Not to get all post-Fourth of July, but what seems to allow the idea of the American dream to endure is the fact that we have always permitted ourselves to make fun of our sacred cows, ensuring that no one of us is particularly more precious than another on any given day or decade.  In fact, we’ve even reveled in it.  We can be in bad taste, politically incorrect, intolerably small-minded and even on occasion morally offensive to one group.  If we go too far, society will correct itself and eventually pass a law outlawing our action or create another one loosening up standards to accommodate a group shift in behavior.  There are real human costs for this – loss of lives, loss of livelihood, and worse – loss of ones sense of self and one’s humor in battle and in support of our own particular “cause.”

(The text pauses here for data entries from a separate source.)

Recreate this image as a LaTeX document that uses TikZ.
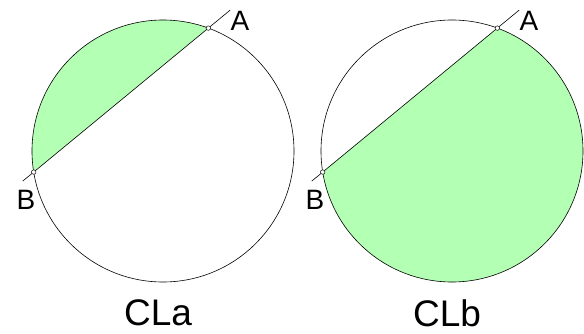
\documentclass[tikz,border=0pt]{standalone}
\usepackage{fontspec}
\setmainfont{Liberation Sans}
\usetikzlibrary{positioning, calc}
\definecolor{segfill}{RGB}{179,255,179}
\tikzset{
  pt/.style={circle, draw, fill=white, inner sep=0pt, minimum size=4.5pt, line width=0.5pt},
  lbl/.style={font=\fontsize{28}{28}\selectfont, inner sep=0pt},
  captxt/.style={font=\fontsize{37}{37}\selectfont, inner sep=0pt},
}

\begin{document}
\begin{tikzpicture}[x=1pt, y=1pt, line width=0.6pt]
  \useasboundingbox (0,0) rectangle (584,333);
  \foreach \cx/\nm/\from/\to in {163/a/69.75/189.25, 452/b/189.25/429.75}{
    \coordinate (c\nm) at (\cx,182);
    \coordinate (A\nm) at ([shift={(c\nm)}]69.75:131);
    \coordinate (B\nm) at ([shift={(c\nm)}]189.25:131);
    % shaded segment
    \fill[segfill] ([shift={(c\nm)}]\from:131) arc[start angle=\from, end angle=\to, radius=131] -- cycle;
    \draw (c\nm) circle[radius=131];
    \draw ($(B\nm)!-0.063!(A\nm)$) -- ($(A\nm)!-0.125!(B\nm)$);
    \node[pt] (pA\nm) at (A\nm) {};
    \node[pt] (pB\nm) at (B\nm) {};
    \node[lbl] (tA\nm) at (\cx+77,312) {A};
    \node[lbl] (tB\nm) at (\cx-137,133) {B};
    \node[captxt] (cl\nm) at (\cx-5,20) {CL\nm};
  }
\end{tikzpicture}
\end{document}
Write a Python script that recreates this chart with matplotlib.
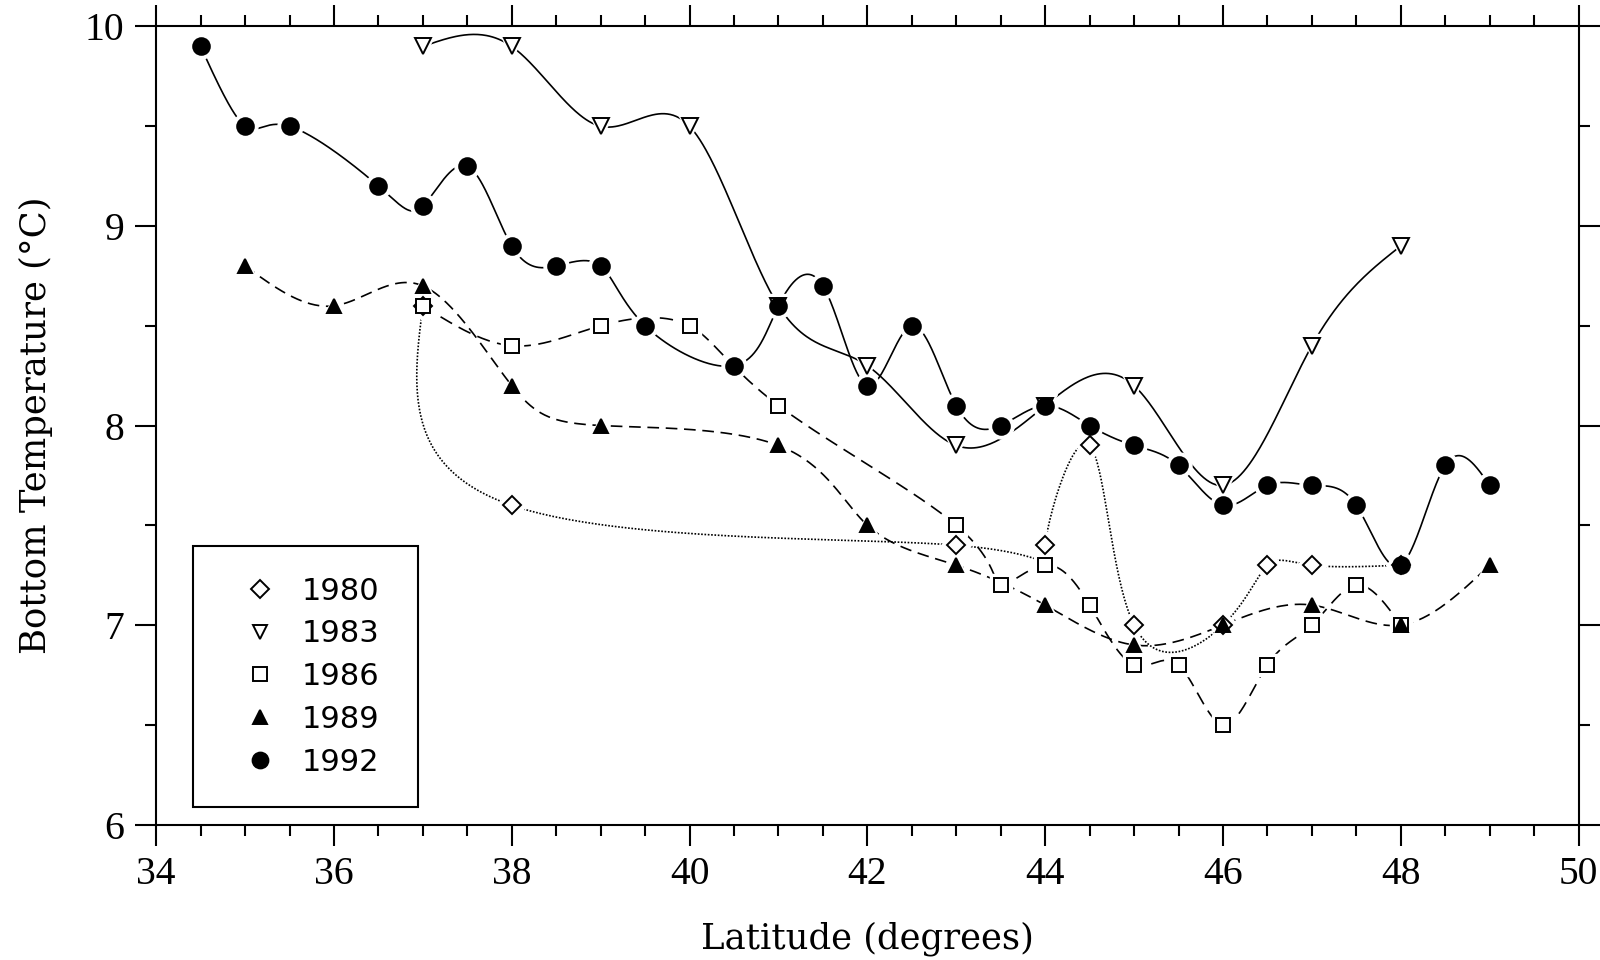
import numpy as np
import matplotlib
matplotlib.use("Agg")
import matplotlib.pyplot as plt
from matplotlib.lines import Line2D
from matplotlib.ticker import MultipleLocator

# ---- data ----
years = ["1980", "1983", "1986", "1989", "1992"]

lat_1980 = [37, 38, 43, 44, 44.5, 45, 46, 46.5, 47, 48]
temp_1980 = [8.6, 7.6, 7.4, 7.4, 7.9, 7.0, 7.0, 7.3, 7.3, 7.3]

lat_1983 = [37, 38, 39, 40, 41, 42, 43, 44, 45, 46, 47, 48]
temp_1983 = [9.9, 9.9, 9.5, 9.5, 8.6, 8.3, 7.9, 8.1, 8.2, 7.7, 8.4, 8.9]

lat_1986 = [37, 38, 39, 40, 41, 43, 43.5, 44, 44.5, 45, 45.5, 46, 46.5, 47, 47.5, 48]
temp_1986 = [8.6, 8.4, 8.5, 8.5, 8.1, 7.5, 7.2, 7.3, 7.1, 6.8, 6.8, 6.5, 6.8, 7.0, 7.2, 7.0]

lat_1989 = [35, 36, 37, 38, 39, 41, 42, 43, 44, 45, 46, 47, 48, 49]
temp_1989 = [8.8, 8.6, 8.7, 8.2, 8.0, 7.9, 7.5, 7.3, 7.1, 6.9, 7.0, 7.1, 7.0, 7.3]

lat_1992 = [34.5, 35, 35.5, 36.5, 37, 37.5, 38, 38.5, 39, 39.5, 40.5, 41, 41.5,
            42, 42.5, 43, 43.5, 44, 44.5, 45, 45.5, 46, 46.5, 47, 47.5, 48, 48.5, 49]
temp_1992 = [9.9, 9.5, 9.5, 9.2, 9.1, 9.3, 8.9, 8.8, 8.8, 8.5, 8.3, 8.6, 8.7,
             8.2, 8.5, 8.1, 8.0, 8.1, 8.0, 7.9, 7.8, 7.6, 7.7, 7.7, 7.6, 7.3, 7.8, 7.7]

x_ticks = [34, 36, 38, 40, 42, 44, 46, 48, 50]
y_ticks = [6, 7, 8, 9, 10]


def natural_spline_1d(t, v, ts):
    t = np.asarray(t, float)
    v = np.asarray(v, float)
    n = len(t)
    h = np.diff(t)
    A = np.zeros((n, n))
    b = np.zeros(n)
    A[0, 0] = 1.0
    A[-1, -1] = 1.0
    for i in range(1, n - 1):
        A[i, i - 1] = h[i - 1]
        A[i, i] = 2 * (h[i - 1] + h[i])
        A[i, i + 1] = h[i]
        b[i] = 6 * ((v[i + 1] - v[i]) / h[i] - (v[i] - v[i - 1]) / h[i - 1])
    M = np.linalg.solve(A, b)
    idx = np.clip(np.searchsorted(t, ts) - 1, 0, n - 2)
    t0, t1 = t[idx], t[idx + 1]
    hh = t1 - t0
    return (M[idx] * (t1 - ts) ** 3 / (6 * hh) + M[idx + 1] * (ts - t0) ** 3 / (6 * hh)
            + (v[idx] / hh - M[idx] * hh / 6) * (t1 - ts)
            + (v[idx + 1] / hh - M[idx + 1] * hh / 6) * (ts - t0))


def param_spline(x, y, per=60):
    t = np.arange(len(x), dtype=float)
    ts = np.linspace(0, len(x) - 1, per * (len(x) - 1) + 1)
    return natural_spline_1d(t, x, ts), natural_spline_1d(t, y, ts)


fig = plt.figure(figsize=(16, 9.6), dpi=100)
ax = fig.add_axes([0.0976, 0.1411, 0.8890, 0.8313])

serif = ["DejaVu Serif"]

# (x, y, marker, face, linestyle, marker size)
series = [
    (lat_1980, temp_1980, "D", "white", (0, (1, 1.0)), 9.5),
    (lat_1983, temp_1983, "v", "white", "-", 11),
    (lat_1986, temp_1986, "s", "white", (0, (8, 4.5)), 10),
    (lat_1989, temp_1989, "^", "black", (0, (7, 4)), 10),
    (lat_1992, temp_1992, "o", "black", "-", 12),
]

for k, (xv, yv, mk, fc, ls, ms) in enumerate(series):
    xs, ys = param_spline(xv, yv)
    ax.plot(xs, ys, color="black", lw=1.2, ls=ls, zorder=2)
    ax.plot(xv, yv, ls="none", marker=mk, ms=ms + 6, mfc="white", mec="white",
            zorder=3)
for k, (xv, yv, mk, fc, ls, ms) in enumerate(series):
    ax.plot(xv, yv, ls="none", marker=mk, ms=ms, mfc=fc, mec="black",
            mew=1.4, zorder=4)

ax.set_xlim(34, 50)
ax.set_ylim(6, 10)
ax.set_xticks(x_ticks)
ax.set_yticks(y_ticks)
ax.xaxis.set_minor_locator(MultipleLocator(0.5))
ax.yaxis.set_minor_locator(MultipleLocator(0.5))
ax.tick_params(which="both", direction="out", top=True, right=True,
               labeltop=False, labelright=False, width=1.5, color="black")
ax.tick_params(which="major", length=15)
ax.tick_params(which="minor", length=8)
ax.tick_params(axis="both", pad=8)
for lab in ax.get_xticklabels() + ax.get_yticklabels():
    lab.set_family(["Liberation Serif"])
    lab.set_fontsize(28.5)
for s in ax.spines.values():
    s.set_linewidth(1.5)

ax.set_xlabel("Latitude (degrees)", family=serif, fontsize=25.5, labelpad=20)
ax.set_ylabel("Bottom Temperature (°C)", family=serif, fontsize=25.5, labelpad=23)

handles = []
for (xv, yv, mk, fc, ls, ms), yr in zip(series, years):
    handles.append(Line2D([], [], ls="none", marker=mk,
                          ms=ms * 0.95,
                          mfc=fc, mec="black", mew=1.4, label=yr))
leg = ax.legend(handles=handles, loc="lower left",
                bbox_to_anchor=(0.026, 0.0219, 0.158, 0.32), mode="expand",
                frameon=True, fancybox=False,
                edgecolor="black", framealpha=1, borderpad=1.0,
                handlelength=2.35, handletextpad=0.2, labelspacing=0.45,
                prop={"family": "DejaVu Sans", "size": 22}, borderaxespad=0)
leg.get_frame().set_linewidth(1.5)

fig.savefig("out.png", dpi=100)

That seems to be what’s happening now in our current age of polarization. But I can only say “seems” because this is the argument everyone in history falls back on at different points in time when society is so “at odds.”  However, and speaking only for me, there does seem to be something about right now that feels different.  Something is off.  Something that’s not quite…well, for lack of a better word — right.

Sad, but true.

When I read Jane Pitt’s letter I initially dismissed it as a statement of someone who believes very differently than I do.  Someone who is at least a generation older who grew up in a different time and can’t or chooses not to understand societal shifts and changes that have occurred since she was young and was, perhaps, more malleable and open-minded.

After thinking about, though, I feel differently.  There is something ugly in it.  Disagreeing with a president is one thing but purposely using his middle name of “Hussein” to somehow paint him as some kind of “other” is viciously unacceptable.  As is calling people who believe in the right to choose “baby killers.”  As is suggesting that one group’s personal religious views against another particular group should be used to deny rights in a country who several centuries ago freed itself from its oppressor partly so all of its people would have the choice to worship, or NOT to worship, exactly as they all would so choose so long as it didn’t interfere with anyone else.

Fierce.

We live in a celebrity culture where, as Andy Warhol prophesized many decades ago, everyone will be (or at least can be) famous for about 15 minutes.  This means that although you don’t have to be related to one of the select few celebrity elite to be heard, it certainly adds to your marquee value – whether you like it or not.  Surely, Jane Pitt knew this quite well when she wrote her letter.  She and her views now have their 15 minutes of fame.  Or perhaps more.  She’s now in the uber argument.   Inevitably, there will be others, countless others.  But right here and now it is up to her and us what we choose to do with it.  We can ignore it and proceed as we have been.  We can also use it as yet another moment to pull us further apart.  Or we can engage in some way and employ it to draw us closer together and begin to reshape, just a tiny bit, something we used to call the American dream.

History – as well as “Extra,” “Entertainment Tonight,” “TMZ” and “The Huffington Post” – is watching.   For at least 15 minutes or so.